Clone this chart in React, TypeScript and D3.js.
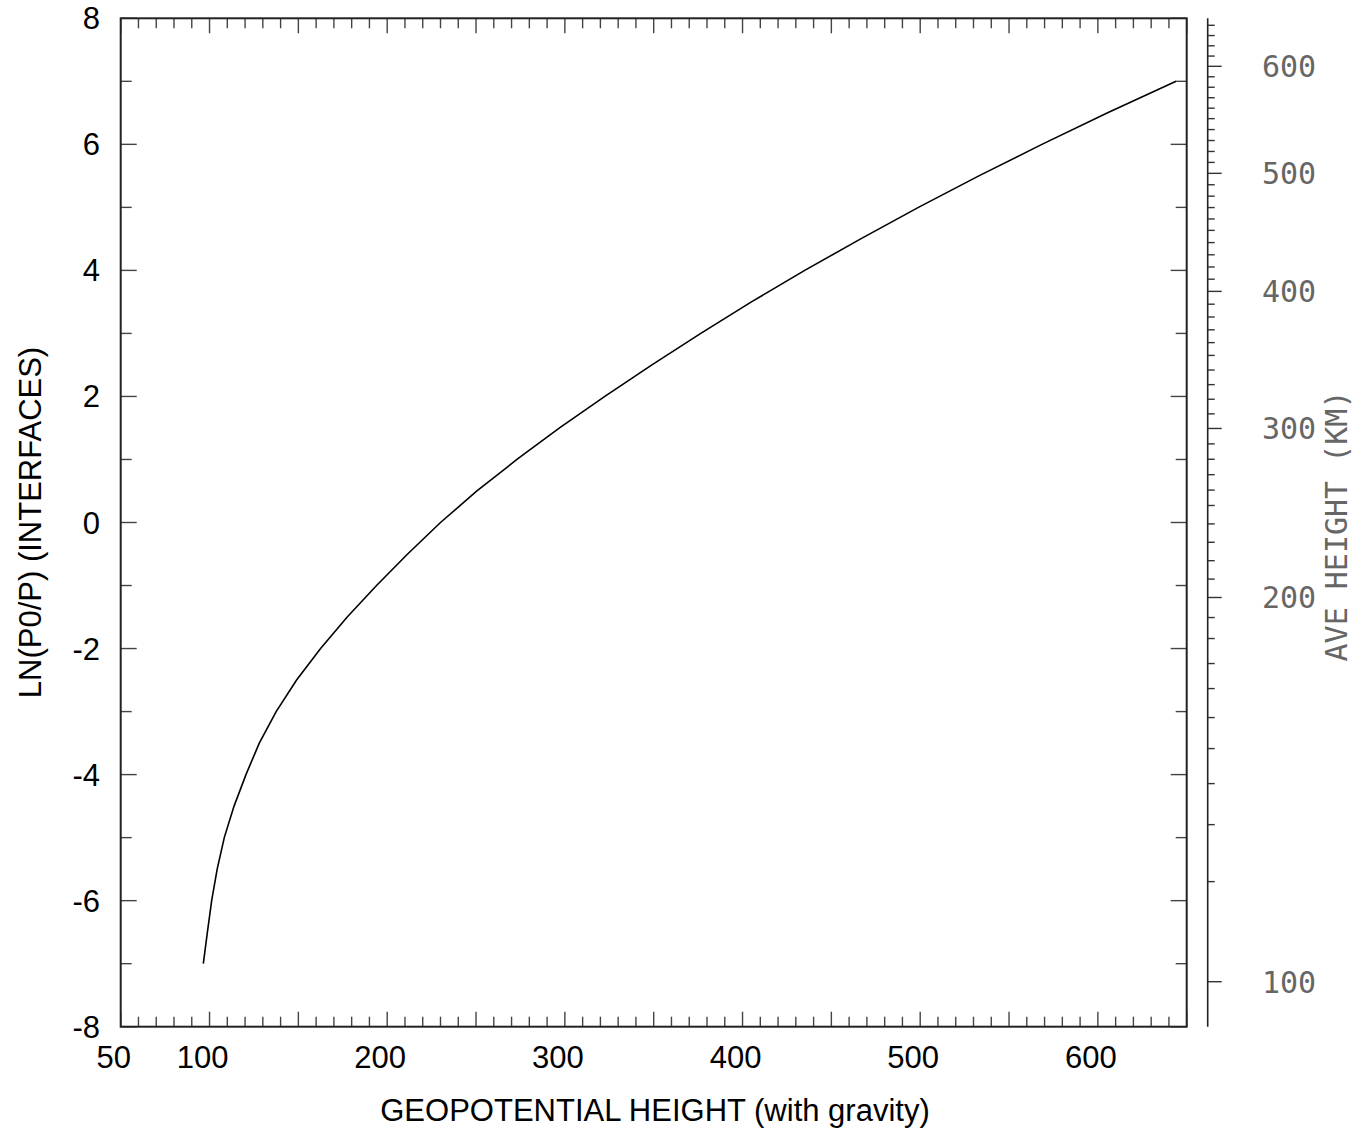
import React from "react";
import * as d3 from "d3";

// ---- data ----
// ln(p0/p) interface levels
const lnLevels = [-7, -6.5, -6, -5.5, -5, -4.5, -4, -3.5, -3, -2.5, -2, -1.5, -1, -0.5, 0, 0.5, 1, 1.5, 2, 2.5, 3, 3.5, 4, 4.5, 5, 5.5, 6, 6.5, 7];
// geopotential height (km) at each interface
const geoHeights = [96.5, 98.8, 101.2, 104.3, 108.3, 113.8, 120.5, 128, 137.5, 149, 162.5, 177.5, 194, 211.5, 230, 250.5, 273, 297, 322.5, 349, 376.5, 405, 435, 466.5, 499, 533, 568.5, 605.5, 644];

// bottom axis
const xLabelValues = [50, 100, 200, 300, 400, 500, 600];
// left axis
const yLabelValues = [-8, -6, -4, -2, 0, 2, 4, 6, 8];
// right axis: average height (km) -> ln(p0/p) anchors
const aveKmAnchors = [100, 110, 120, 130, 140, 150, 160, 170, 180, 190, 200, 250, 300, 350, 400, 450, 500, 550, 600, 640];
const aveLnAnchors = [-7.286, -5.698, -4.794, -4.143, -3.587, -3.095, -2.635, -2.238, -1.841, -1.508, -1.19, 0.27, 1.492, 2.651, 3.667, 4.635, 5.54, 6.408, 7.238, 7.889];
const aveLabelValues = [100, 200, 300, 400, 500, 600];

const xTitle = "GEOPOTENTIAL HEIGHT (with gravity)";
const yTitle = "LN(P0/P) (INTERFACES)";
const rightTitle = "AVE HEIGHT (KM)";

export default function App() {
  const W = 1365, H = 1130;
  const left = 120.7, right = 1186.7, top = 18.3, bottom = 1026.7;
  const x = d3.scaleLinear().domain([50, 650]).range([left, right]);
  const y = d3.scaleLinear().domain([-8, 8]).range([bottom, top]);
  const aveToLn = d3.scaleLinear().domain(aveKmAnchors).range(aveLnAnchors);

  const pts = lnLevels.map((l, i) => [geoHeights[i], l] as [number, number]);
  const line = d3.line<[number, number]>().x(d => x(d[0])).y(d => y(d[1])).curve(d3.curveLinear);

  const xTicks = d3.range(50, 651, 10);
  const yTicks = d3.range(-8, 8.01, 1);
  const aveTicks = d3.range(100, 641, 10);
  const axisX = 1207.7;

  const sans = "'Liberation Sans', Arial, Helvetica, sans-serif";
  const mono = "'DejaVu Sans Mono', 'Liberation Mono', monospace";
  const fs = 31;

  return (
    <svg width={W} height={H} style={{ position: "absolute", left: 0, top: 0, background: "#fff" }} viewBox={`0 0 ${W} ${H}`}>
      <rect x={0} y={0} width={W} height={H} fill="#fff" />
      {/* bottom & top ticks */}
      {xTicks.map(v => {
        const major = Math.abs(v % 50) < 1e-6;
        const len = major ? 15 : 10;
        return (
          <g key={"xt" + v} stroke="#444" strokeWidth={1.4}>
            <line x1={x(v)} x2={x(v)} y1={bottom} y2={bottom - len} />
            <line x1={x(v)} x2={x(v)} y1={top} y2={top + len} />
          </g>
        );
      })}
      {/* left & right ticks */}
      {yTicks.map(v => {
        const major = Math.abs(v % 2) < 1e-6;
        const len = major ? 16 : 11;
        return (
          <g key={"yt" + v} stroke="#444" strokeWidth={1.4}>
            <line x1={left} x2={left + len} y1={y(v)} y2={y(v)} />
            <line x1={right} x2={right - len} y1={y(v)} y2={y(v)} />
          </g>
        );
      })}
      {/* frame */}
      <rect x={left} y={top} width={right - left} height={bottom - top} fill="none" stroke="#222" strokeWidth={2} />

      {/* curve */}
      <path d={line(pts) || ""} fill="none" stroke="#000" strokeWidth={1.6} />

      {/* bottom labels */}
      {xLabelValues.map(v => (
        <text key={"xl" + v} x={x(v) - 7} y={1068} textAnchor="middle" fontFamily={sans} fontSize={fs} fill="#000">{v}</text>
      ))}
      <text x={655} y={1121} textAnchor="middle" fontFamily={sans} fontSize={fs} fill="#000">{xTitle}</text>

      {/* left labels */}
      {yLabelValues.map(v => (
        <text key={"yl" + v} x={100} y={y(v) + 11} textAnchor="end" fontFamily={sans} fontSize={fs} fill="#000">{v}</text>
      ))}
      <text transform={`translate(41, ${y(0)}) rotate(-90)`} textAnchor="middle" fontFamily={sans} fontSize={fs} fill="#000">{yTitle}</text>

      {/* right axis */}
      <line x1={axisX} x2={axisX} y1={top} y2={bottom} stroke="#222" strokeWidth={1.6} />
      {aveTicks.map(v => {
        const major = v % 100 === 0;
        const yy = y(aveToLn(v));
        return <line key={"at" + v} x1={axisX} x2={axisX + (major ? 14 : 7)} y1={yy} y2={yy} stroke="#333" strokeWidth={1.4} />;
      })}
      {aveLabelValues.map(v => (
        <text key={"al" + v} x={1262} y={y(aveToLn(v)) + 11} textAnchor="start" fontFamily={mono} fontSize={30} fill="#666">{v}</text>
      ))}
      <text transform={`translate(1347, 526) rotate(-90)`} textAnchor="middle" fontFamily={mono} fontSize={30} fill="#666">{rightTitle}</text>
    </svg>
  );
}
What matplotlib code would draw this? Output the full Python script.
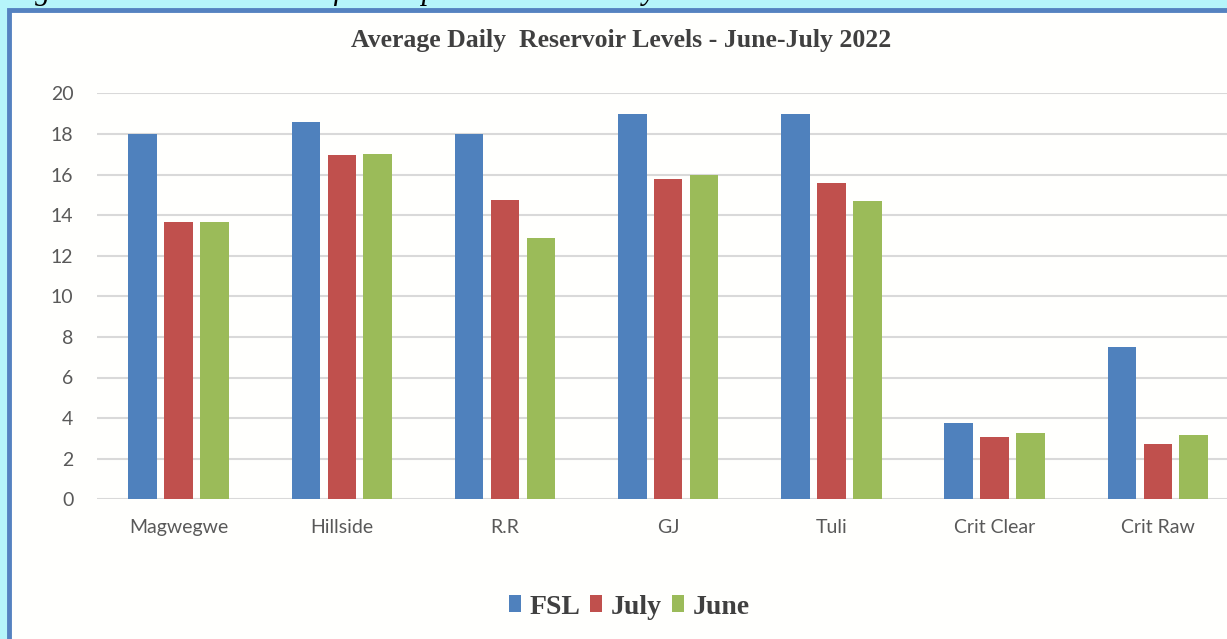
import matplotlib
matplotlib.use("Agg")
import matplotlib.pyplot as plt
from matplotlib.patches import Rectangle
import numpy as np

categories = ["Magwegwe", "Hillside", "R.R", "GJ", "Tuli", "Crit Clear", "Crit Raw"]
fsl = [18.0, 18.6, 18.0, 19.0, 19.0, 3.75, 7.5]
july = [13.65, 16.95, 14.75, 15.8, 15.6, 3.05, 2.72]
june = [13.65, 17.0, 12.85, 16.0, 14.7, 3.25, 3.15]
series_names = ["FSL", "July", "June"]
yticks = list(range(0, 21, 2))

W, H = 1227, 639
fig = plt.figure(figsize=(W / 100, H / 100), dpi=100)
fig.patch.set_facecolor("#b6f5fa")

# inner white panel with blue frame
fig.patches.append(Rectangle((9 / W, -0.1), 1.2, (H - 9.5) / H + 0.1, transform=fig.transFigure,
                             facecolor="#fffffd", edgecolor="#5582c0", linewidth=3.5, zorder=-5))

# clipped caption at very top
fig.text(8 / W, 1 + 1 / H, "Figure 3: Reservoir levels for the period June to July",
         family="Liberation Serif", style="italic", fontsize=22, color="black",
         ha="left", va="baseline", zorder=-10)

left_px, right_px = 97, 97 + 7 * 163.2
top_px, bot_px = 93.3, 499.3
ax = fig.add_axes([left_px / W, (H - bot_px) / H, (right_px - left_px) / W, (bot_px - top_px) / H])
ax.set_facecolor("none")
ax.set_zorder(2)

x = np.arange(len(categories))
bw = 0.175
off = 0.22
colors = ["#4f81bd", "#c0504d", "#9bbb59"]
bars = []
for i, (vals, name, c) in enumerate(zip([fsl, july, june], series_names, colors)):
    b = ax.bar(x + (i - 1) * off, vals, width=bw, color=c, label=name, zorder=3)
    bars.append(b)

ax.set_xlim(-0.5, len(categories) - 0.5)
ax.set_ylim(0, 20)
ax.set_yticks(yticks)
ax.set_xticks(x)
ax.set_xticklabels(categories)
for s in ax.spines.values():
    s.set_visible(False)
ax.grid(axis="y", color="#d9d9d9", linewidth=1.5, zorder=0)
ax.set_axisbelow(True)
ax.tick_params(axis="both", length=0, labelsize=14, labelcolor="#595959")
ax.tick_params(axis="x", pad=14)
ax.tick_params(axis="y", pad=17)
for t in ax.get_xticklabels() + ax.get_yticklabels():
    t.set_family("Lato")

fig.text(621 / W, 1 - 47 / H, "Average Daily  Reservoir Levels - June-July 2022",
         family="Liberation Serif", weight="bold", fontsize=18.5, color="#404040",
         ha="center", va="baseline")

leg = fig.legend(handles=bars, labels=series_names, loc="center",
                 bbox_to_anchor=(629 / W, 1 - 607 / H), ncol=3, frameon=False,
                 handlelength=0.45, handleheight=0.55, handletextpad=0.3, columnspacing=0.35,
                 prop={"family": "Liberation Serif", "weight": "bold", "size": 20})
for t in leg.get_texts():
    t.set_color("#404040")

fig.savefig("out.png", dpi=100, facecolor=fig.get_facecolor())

◆ THE PROBLEM: Repeat, with no pictures, exactly the lines from the one containing "What matplotlib code" through the one containing "ax.set_zorder(2)", the first and last included.

◆ RESPONSE FOR THIS EXERCISE:
What matplotlib code would draw this? Output the full Python script.
import matplotlib
matplotlib.use("Agg")
import matplotlib.pyplot as plt
from matplotlib.patches import Rectangle
import numpy as np

categories = ["Magwegwe", "Hillside", "R.R", "GJ", "Tuli", "Crit Clear", "Crit Raw"]
fsl = [18.0, 18.6, 18.0, 19.0, 19.0, 3.75, 7.5]
july = [13.65, 16.95, 14.75, 15.8, 15.6, 3.05, 2.72]
june = [13.65, 17.0, 12.85, 16.0, 14.7, 3.25, 3.15]
series_names = ["FSL", "July", "June"]
yticks = list(range(0, 21, 2))

W, H = 1227, 639
fig = plt.figure(figsize=(W / 100, H / 100), dpi=100)
fig.patch.set_facecolor("#b6f5fa")

# inner white panel with blue frame
fig.patches.append(Rectangle((9 / W, -0.1), 1.2, (H - 9.5) / H + 0.1, transform=fig.transFigure,
                             facecolor="#fffffd", edgecolor="#5582c0", linewidth=3.5, zorder=-5))

# clipped caption at very top
fig.text(8 / W, 1 + 1 / H, "Figure 3: Reservoir levels for the period June to July",
         family="Liberation Serif", style="italic", fontsize=22, color="black",
         ha="left", va="baseline", zorder=-10)

left_px, right_px = 97, 97 + 7 * 163.2
top_px, bot_px = 93.3, 499.3
ax = fig.add_axes([left_px / W, (H - bot_px) / H, (right_px - left_px) / W, (bot_px - top_px) / H])
ax.set_facecolor("none")
ax.set_zorder(2)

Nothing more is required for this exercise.